Hong Kong retail: how deep goes the rabbit hole?August 17, 2015 / By
After enjoying several years of retailing wonderland, Hong Kong’s retail sector has now taken a turn for the worse. A slowing economy and the launch of the anti-corruption campaign on the Mainland along with the government’s push to squeeze out parallel traders by capping visits from Mainland Chinese to once a week, have all taken a toll on retail sales and market sentiment. Disappointing sales figures, in turn, have halted the expansion plans of some luxury retailers – typically those who can afford to pay the higher rents in the market – leading rents to fall; High Street shop rents are already down by 7.3% since peaking in 3Q14.
With visitor arrivals from the Mainland growing at the slowest rate since the Global Financial Crisis and retail sales (excluding motor vehicles) deteriorating further, down 4.4% y-o-y in 2Q15, the question now being asked by our clients is how deep of a correction can we expect?
Although headline data for the inbound tourism market and retail sales look less than promising, it’s not all gloom and doom for the retail market. Yes, some retailers are finding current market conditions challenging but others continue to post steady growth and remain active in carrying out expansion plans. Watson’s, for example, recently leased a 12,000 sq ft shop on Yun Ping Road in Causeway Bay for around HKD 2.5 million per month. The local pharmacy had been on the lookout for a new shop since surrendering its 51,000 sq ft shop at Jardine’s Bazaar in Causeway Bay in 2010 after being outbid by Forever 21, which leased the premises for around HKD 11 million per month.

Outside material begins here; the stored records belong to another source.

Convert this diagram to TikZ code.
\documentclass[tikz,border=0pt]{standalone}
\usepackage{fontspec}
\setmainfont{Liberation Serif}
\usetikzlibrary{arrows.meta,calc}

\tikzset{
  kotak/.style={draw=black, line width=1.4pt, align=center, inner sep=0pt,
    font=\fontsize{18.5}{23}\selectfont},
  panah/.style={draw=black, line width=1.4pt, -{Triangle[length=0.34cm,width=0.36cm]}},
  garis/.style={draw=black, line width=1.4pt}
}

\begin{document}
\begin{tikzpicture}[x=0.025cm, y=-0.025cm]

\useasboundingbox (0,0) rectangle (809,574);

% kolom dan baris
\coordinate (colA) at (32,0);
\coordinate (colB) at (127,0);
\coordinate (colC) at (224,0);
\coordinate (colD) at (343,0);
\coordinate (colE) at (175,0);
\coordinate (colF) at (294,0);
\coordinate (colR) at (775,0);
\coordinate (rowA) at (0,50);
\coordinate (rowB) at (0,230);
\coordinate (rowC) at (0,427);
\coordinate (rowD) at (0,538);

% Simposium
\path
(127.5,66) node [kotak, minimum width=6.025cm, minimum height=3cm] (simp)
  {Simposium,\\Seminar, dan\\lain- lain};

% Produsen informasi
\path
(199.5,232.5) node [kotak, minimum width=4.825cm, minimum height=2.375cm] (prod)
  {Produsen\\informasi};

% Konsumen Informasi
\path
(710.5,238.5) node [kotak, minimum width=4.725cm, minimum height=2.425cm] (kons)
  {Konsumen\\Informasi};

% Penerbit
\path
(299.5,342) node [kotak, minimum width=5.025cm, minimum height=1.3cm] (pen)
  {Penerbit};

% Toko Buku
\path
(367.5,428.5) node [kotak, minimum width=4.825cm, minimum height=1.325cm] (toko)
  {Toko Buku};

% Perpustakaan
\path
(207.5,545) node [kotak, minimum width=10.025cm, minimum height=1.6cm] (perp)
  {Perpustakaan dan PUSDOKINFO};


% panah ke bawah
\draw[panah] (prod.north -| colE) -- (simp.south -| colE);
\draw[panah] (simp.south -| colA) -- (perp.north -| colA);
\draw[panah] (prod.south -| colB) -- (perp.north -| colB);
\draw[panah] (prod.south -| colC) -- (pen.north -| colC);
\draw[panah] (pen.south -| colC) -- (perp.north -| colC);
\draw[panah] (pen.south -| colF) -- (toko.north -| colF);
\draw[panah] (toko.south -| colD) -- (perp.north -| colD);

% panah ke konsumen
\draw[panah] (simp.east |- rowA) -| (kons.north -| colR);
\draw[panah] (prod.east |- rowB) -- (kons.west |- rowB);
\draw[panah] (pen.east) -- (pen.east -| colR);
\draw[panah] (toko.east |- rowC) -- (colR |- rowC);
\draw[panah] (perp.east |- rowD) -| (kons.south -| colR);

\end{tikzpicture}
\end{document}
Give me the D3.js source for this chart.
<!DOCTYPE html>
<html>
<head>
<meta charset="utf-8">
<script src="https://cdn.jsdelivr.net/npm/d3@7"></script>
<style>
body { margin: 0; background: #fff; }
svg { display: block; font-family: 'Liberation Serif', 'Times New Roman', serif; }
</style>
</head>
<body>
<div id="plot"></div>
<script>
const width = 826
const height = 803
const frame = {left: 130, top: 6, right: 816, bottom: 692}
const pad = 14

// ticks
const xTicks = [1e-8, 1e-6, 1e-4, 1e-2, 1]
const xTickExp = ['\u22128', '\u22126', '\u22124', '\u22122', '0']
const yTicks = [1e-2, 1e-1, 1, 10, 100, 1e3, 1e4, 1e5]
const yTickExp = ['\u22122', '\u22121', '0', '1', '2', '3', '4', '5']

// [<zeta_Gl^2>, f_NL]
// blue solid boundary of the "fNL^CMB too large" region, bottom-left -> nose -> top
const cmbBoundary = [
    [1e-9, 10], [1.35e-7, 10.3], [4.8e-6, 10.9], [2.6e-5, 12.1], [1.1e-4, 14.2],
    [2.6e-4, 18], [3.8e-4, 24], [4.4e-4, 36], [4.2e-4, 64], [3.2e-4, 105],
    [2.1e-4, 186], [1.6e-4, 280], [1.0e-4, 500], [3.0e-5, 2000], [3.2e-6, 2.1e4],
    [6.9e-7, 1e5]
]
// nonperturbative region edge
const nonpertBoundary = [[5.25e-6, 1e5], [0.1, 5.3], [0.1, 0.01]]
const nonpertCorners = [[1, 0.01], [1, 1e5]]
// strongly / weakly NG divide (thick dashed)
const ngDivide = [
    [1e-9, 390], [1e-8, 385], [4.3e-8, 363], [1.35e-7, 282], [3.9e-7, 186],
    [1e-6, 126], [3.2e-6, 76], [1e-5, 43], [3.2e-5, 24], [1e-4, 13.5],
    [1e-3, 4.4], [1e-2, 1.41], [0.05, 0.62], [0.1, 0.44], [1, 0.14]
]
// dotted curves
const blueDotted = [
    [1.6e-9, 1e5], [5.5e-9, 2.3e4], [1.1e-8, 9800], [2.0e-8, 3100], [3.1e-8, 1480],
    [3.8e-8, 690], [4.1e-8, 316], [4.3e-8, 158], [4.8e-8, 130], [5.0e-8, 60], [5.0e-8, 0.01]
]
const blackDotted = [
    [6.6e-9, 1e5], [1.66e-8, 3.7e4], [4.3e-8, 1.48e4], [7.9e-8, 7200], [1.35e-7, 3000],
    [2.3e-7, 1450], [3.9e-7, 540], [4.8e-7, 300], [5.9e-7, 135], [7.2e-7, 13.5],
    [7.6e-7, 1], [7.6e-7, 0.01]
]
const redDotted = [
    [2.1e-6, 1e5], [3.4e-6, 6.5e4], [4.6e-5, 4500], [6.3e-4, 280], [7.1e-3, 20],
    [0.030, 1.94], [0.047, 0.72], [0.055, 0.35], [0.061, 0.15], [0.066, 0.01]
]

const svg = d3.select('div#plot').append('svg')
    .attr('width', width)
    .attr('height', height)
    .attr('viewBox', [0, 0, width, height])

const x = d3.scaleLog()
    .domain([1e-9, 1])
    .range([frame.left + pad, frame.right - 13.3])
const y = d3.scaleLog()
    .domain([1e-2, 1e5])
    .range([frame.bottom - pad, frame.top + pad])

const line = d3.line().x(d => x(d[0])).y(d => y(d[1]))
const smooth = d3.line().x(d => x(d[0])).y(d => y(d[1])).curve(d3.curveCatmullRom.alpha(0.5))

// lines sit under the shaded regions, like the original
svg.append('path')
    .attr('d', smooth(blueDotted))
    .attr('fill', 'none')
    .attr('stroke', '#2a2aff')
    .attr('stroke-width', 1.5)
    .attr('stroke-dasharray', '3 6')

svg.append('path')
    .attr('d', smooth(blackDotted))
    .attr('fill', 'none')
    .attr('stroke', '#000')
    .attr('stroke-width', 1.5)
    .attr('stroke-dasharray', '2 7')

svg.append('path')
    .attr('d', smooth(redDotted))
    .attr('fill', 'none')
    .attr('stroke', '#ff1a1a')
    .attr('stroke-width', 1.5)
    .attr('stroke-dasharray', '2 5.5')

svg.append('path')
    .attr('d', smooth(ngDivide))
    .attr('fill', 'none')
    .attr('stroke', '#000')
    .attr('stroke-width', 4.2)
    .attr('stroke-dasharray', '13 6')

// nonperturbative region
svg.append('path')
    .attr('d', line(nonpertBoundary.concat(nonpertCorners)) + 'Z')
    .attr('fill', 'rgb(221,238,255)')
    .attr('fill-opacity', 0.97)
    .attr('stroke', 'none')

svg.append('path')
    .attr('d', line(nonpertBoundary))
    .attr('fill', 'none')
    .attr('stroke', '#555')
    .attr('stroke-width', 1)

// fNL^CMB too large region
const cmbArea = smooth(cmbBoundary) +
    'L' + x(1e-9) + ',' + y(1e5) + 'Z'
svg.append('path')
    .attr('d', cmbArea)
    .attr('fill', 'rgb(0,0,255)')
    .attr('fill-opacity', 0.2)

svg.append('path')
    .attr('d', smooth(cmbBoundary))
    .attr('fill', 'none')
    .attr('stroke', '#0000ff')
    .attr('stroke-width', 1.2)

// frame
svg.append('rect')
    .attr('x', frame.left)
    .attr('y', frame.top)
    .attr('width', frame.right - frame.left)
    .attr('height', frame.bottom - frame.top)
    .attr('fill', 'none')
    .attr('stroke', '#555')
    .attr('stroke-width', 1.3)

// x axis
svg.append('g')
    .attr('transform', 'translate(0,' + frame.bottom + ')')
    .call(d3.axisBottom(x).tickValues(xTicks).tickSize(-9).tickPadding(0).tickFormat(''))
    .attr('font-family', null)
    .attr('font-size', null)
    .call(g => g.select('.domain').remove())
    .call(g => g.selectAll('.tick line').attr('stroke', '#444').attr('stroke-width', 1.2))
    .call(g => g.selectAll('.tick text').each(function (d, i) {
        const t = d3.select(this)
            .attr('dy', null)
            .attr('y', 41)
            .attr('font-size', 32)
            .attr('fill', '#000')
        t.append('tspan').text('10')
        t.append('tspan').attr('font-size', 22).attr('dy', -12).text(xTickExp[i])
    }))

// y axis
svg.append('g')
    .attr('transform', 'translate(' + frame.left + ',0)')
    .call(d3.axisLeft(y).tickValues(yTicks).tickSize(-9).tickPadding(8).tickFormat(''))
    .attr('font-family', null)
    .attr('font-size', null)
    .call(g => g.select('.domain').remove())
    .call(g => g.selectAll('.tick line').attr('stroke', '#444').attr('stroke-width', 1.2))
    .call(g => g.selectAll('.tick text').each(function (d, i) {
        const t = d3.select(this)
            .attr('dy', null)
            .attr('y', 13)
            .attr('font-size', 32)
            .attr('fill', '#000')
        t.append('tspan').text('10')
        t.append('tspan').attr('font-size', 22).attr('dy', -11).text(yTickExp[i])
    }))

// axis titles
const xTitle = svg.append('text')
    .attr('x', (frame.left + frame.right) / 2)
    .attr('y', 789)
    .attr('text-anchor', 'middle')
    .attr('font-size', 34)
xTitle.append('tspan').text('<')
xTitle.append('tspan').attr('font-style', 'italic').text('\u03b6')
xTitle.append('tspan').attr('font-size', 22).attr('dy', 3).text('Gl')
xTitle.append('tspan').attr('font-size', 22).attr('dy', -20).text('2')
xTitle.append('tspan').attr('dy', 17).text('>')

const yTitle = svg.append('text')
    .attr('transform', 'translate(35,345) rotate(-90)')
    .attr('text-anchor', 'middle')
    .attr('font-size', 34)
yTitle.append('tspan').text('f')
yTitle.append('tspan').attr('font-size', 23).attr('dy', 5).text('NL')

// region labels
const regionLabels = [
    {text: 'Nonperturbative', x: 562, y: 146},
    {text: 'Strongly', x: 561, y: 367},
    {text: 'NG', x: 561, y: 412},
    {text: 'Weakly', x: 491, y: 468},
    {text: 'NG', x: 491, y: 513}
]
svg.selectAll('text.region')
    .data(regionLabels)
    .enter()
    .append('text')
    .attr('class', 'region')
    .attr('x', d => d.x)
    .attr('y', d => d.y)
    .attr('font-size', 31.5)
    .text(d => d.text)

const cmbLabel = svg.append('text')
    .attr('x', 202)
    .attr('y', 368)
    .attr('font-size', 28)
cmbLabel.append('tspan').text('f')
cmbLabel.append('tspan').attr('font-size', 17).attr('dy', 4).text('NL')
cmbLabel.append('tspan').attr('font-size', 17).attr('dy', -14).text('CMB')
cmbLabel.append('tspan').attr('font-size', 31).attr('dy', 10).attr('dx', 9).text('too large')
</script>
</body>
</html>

This, at least, is a bright spot in the market as it shows that there is a floor for rents. Based on transactions being completed in the market so far, it would appear that a 30% reduction in rents is more than sufficient to pique the interest of retailers. A number of local retailers and fast fashion and lifestyle store operators are already taking advantage of the more affordable rents in prime shopping locations to open new stores.
Hence, while rents in the overall market are likely to sustain further falls in the near term, there is a bottom. Recent transactions also suggest that there is still plenty of demand for retailing space in the city. Although a correction in rents is likely to be painful for some landlords, it will help lead to a more balanced retailing landscape – that is not skewed towards just luxury brands – and a stronger base for future rental growth.